• _Dataset excerpt_
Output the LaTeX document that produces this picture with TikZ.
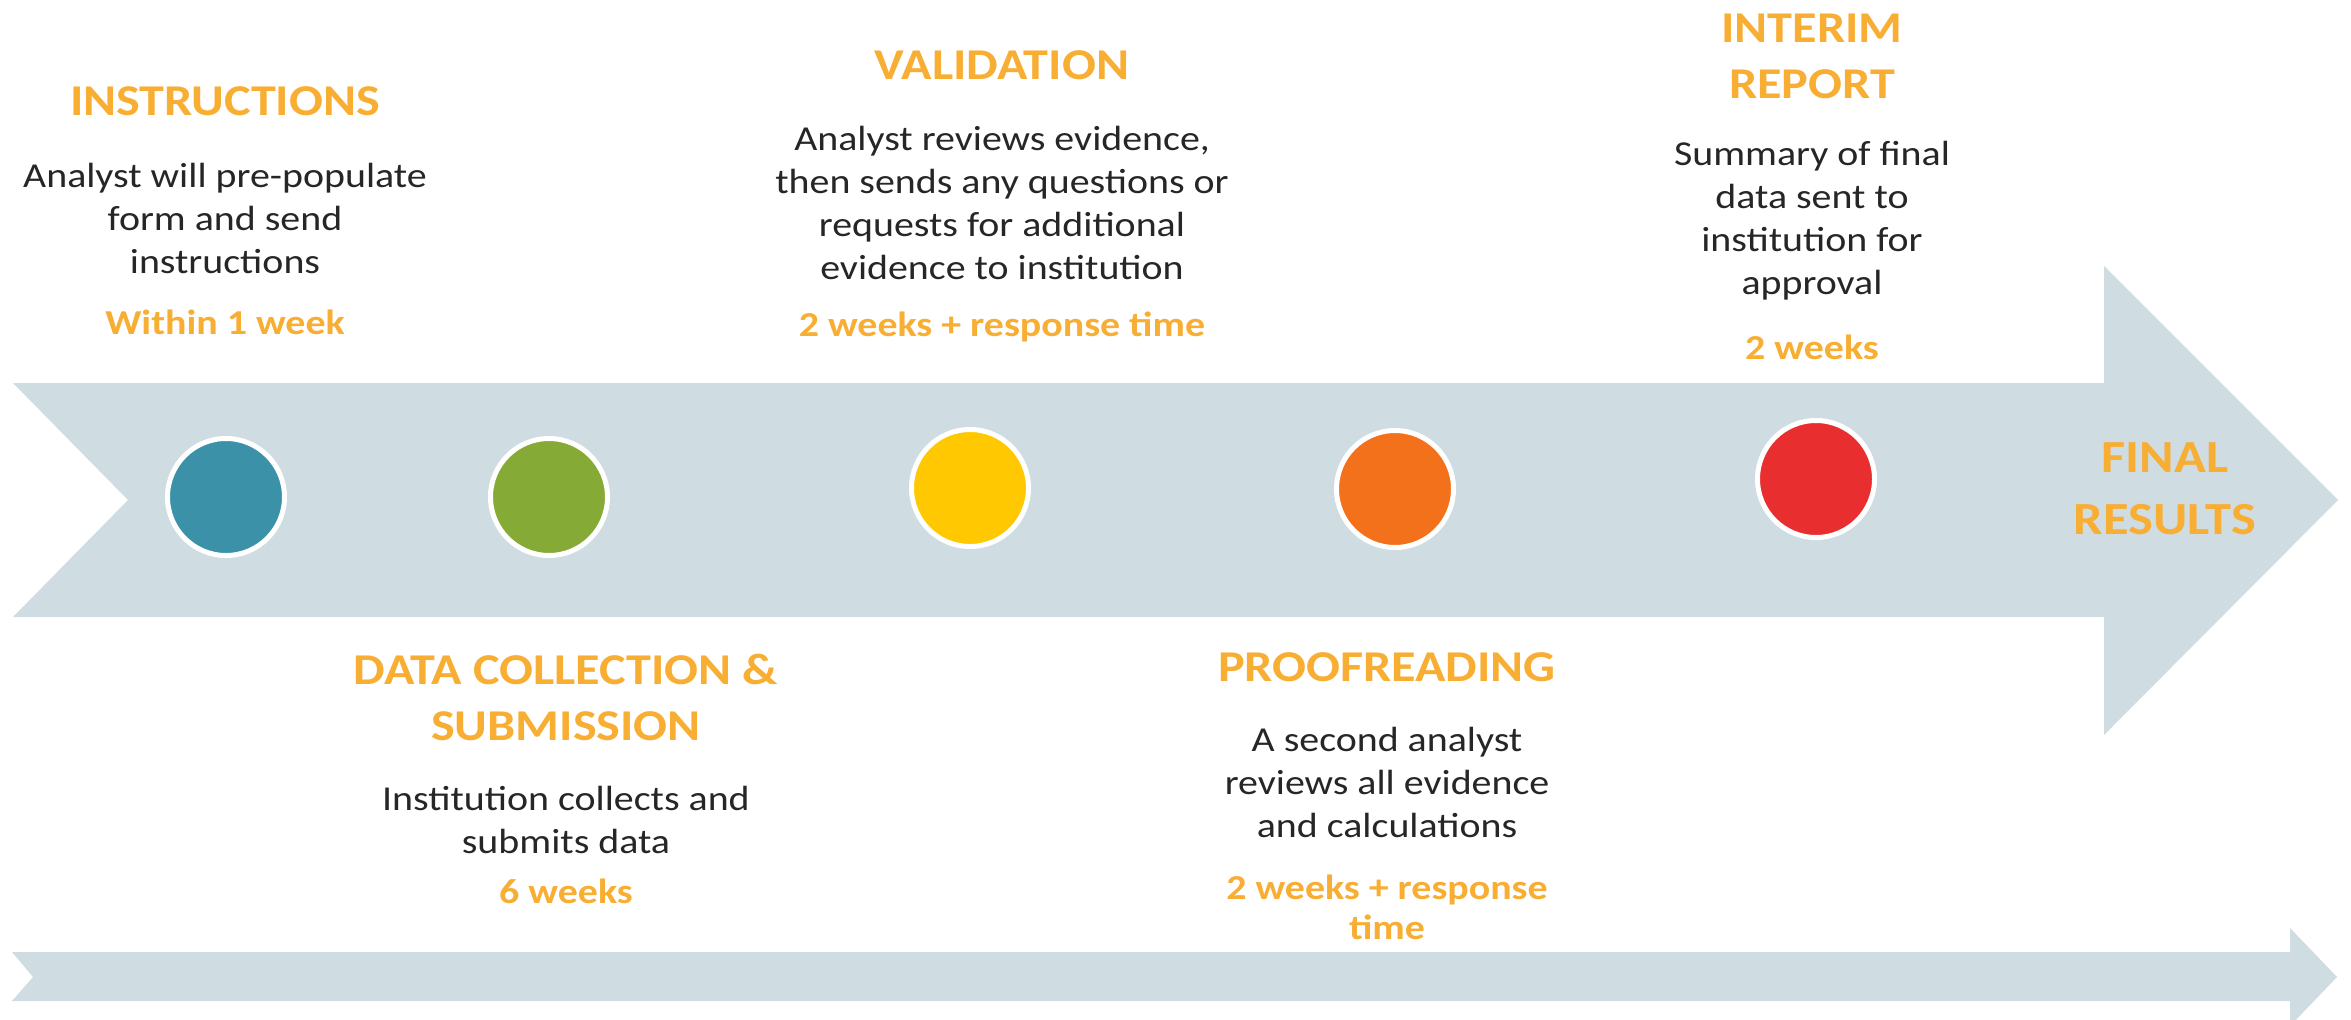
\documentclass[tikz,border=0pt]{standalone}
\usepackage{fontspec}
\setmainfont[FakeStretch=1.14]{Carlito}
\usetikzlibrary{positioning}
\definecolor{band}{HTML}{CFDCE2}
\definecolor{head_orange}{HTML}{F8AD33}
\definecolor{body_dark}{HTML}{262626}
\definecolor{c_teal}{HTML}{3A91A8}
\definecolor{c_green}{HTML}{86AA36}
\definecolor{c_yellow}{HTML}{FFC800}
\definecolor{c_orange}{HTML}{F4711C}
\definecolor{c_red}{HTML}{E92E2F}
\tikzstyle{stage_title} = [
    text=head_orange, font=\fontsize{22}{28}\selectfont\bfseries,
    align=center, inner sep=0pt
]
\tikzstyle{stage_text} = [
    text=body_dark, font=\fontsize{17.5}{21.5}\selectfont,
    align=center, inner sep=0pt
]
\tikzstyle{stage_time} = [
    text=head_orange, font=\fontsize{17.5}{20}\selectfont\bfseries,
    align=center, inner sep=0pt
]
\tikzstyle{milestone} = [
    circle, minimum size=58.5pt, inner sep=0pt, draw=white, line width=2.5pt
]

\begin{document}
\begin{tikzpicture}[x=0.5pt, y=0.5pt]
\useasboundingbox (0,0) rectangle (2351,-1019);
\clip (0,0) rectangle (2351,-1019);

% Arrows
\fill[band] (13,-383) -- (2104,-383) -- (2104,-266) -- (2338,-500) -- (2104,-735)
    -- (2104,-617) -- (13,-617) -- (128,-500) -- cycle;
\fill[band] (12,-952) -- (2290,-952) -- (2290,-928) -- (2337,-977) -- (2290,-1026)
    -- (2290,-1001) -- (12,-1001) -- (33,-977) -- cycle;

% Milestones
\node (M_1) [milestone, fill=c_teal] at (226,-497) {};
\node (M_2) [milestone, fill=c_green] at (549,-497) {};
\node (M_3) [milestone, fill=c_yellow] at (970,-488) {};
\node (M_4) [milestone, fill=c_orange] at (1395,-489) {};
\node (M_5) [milestone, fill=c_red] at (1816,-479) {};

% Stages above the arrow
\node (Instr_title) [stage_title] at (225,-101) {INSTRUCTIONS};
\node (Instr_text) [stage_text, below of=Instr_title, node distance=58.5pt] {Analyst will pre-populate\\form and send\\instructions};
\node (Instr_time) [stage_time, below of=Instr_text, node distance=52pt] {Within 1 week};

\node (Valid_title) [stage_title] at (1002,-65) {VALIDATION};
\node (Valid_text) [stage_text, below of=Valid_title, node distance=69pt] {Analyst reviews evidence,\\then sends any questions or\\requests for additional\\evidence to institution};
\node (Valid_time) [stage_time, below of=Valid_text, node distance=62pt] {2 weeks + response time};

\node (Report_title) [stage_title] at (1812,-56.5) {INTERIM\\REPORT};
\node (Report_text) [stage_text, below of=Report_title, node distance=82pt] {Summary of final\\data sent to\\institution for\\approval};
\node (Report_time) [stage_time, below of=Report_text, node distance=63.5pt] {2 weeks};

% Stages below the arrow
\node (Data_title) [stage_title] at (566,-697.5) {DATA COLLECTION \&\\SUBMISSION};
\node (Data_text) [stage_text, below of=Data_title, node distance=61pt] {Institution collects and\\submits data};
\node (Data_time) [stage_time, below of=Data_text, node distance=36pt] {6 weeks};

\node (Proof_title) [stage_title] at (1387,-667) {PROOFREADING};
\node (Proof_text) [stage_text, below of=Proof_title, node distance=57.5pt] {A second analyst\\reviews all evidence\\and calculations};
\node (Proof_time) [stage_time, below of=Proof_text, node distance=62.5pt] {2 weeks + response\\time};

% End
\node (Final) [stage_title, font=\fontsize{23}{31}\selectfont\bfseries] at (2165,-489) {FINAL\\RESULTS};

\end{tikzpicture}
\end{document}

• _What is required_
Return to the listing above and set it down exactly, leaving out its pictures.

• _Exercise answer_
Output the LaTeX document that produces this picture with TikZ.
\documentclass[tikz,border=0pt]{standalone}
\usepackage{fontspec}
\setmainfont[FakeStretch=1.14]{Carlito}
\usetikzlibrary{positioning}
\definecolor{band}{HTML}{CFDCE2}
\definecolor{head_orange}{HTML}{F8AD33}
\definecolor{body_dark}{HTML}{262626}
\definecolor{c_teal}{HTML}{3A91A8}
\definecolor{c_green}{HTML}{86AA36}
\definecolor{c_yellow}{HTML}{FFC800}
\definecolor{c_orange}{HTML}{F4711C}
\definecolor{c_red}{HTML}{E92E2F}
\tikzstyle{stage_title} = [
    text=head_orange, font=\fontsize{22}{28}\selectfont\bfseries,
    align=center, inner sep=0pt
]
\tikzstyle{stage_text} = [
    text=body_dark, font=\fontsize{17.5}{21.5}\selectfont,
    align=center, inner sep=0pt
]
\tikzstyle{stage_time} = [
    text=head_orange, font=\fontsize{17.5}{20}\selectfont\bfseries,
    align=center, inner sep=0pt
]
\tikzstyle{milestone} = [
    circle, minimum size=58.5pt, inner sep=0pt, draw=white, line width=2.5pt
]

\begin{document}
\begin{tikzpicture}[x=0.5pt, y=0.5pt]
\useasboundingbox (0,0) rectangle (2351,-1019);
\clip (0,0) rectangle (2351,-1019);

% Arrows
\fill[band] (13,-383) -- (2104,-383) -- (2104,-266) -- (2338,-500) -- (2104,-735)
    -- (2104,-617) -- (13,-617) -- (128,-500) -- cycle;
\fill[band] (12,-952) -- (2290,-952) -- (2290,-928) -- (2337,-977) -- (2290,-1026)
    -- (2290,-1001) -- (12,-1001) -- (33,-977) -- cycle;

% Milestones
\node (M_1) [milestone, fill=c_teal] at (226,-497) {};
\node (M_2) [milestone, fill=c_green] at (549,-497) {};
\node (M_3) [milestone, fill=c_yellow] at (970,-488) {};
\node (M_4) [milestone, fill=c_orange] at (1395,-489) {};
\node (M_5) [milestone, fill=c_red] at (1816,-479) {};

% Stages above the arrow
\node (Instr_title) [stage_title] at (225,-101) {INSTRUCTIONS};
\node (Instr_text) [stage_text, below of=Instr_title, node distance=58.5pt] {Analyst will pre-populate\\form and send\\instructions};
\node (Instr_time) [stage_time, below of=Instr_text, node distance=52pt] {Within 1 week};

\node (Valid_title) [stage_title] at (1002,-65) {VALIDATION};
\node (Valid_text) [stage_text, below of=Valid_title, node distance=69pt] {Analyst reviews evidence,\\then sends any questions or\\requests for additional\\evidence to institution};
\node (Valid_time) [stage_time, below of=Valid_text, node distance=62pt] {2 weeks + response time};

\node (Report_title) [stage_title] at (1812,-56.5) {INTERIM\\REPORT};
\node (Report_text) [stage_text, below of=Report_title, node distance=82pt] {Summary of final\\data sent to\\institution for\\approval};
\node (Report_time) [stage_time, below of=Report_text, node distance=63.5pt] {2 weeks};

% Stages below the arrow
\node (Data_title) [stage_title] at (566,-697.5) {DATA COLLECTION \&\\SUBMISSION};
\node (Data_text) [stage_text, below of=Data_title, node distance=61pt] {Institution collects and\\submits data};
\node (Data_time) [stage_time, below of=Data_text, node distance=36pt] {6 weeks};

\node (Proof_title) [stage_title] at (1387,-667) {PROOFREADING};
\node (Proof_text) [stage_text, below of=Proof_title, node distance=57.5pt] {A second analyst\\reviews all evidence\\and calculations};
\node (Proof_time) [stage_time, below of=Proof_text, node distance=62.5pt] {2 weeks + response\\time};

% End
\node (Final) [stage_title, font=\fontsize{23}{31}\selectfont\bfseries] at (2165,-489) {FINAL\\RESULTS};

\end{tikzpicture}
\end{document}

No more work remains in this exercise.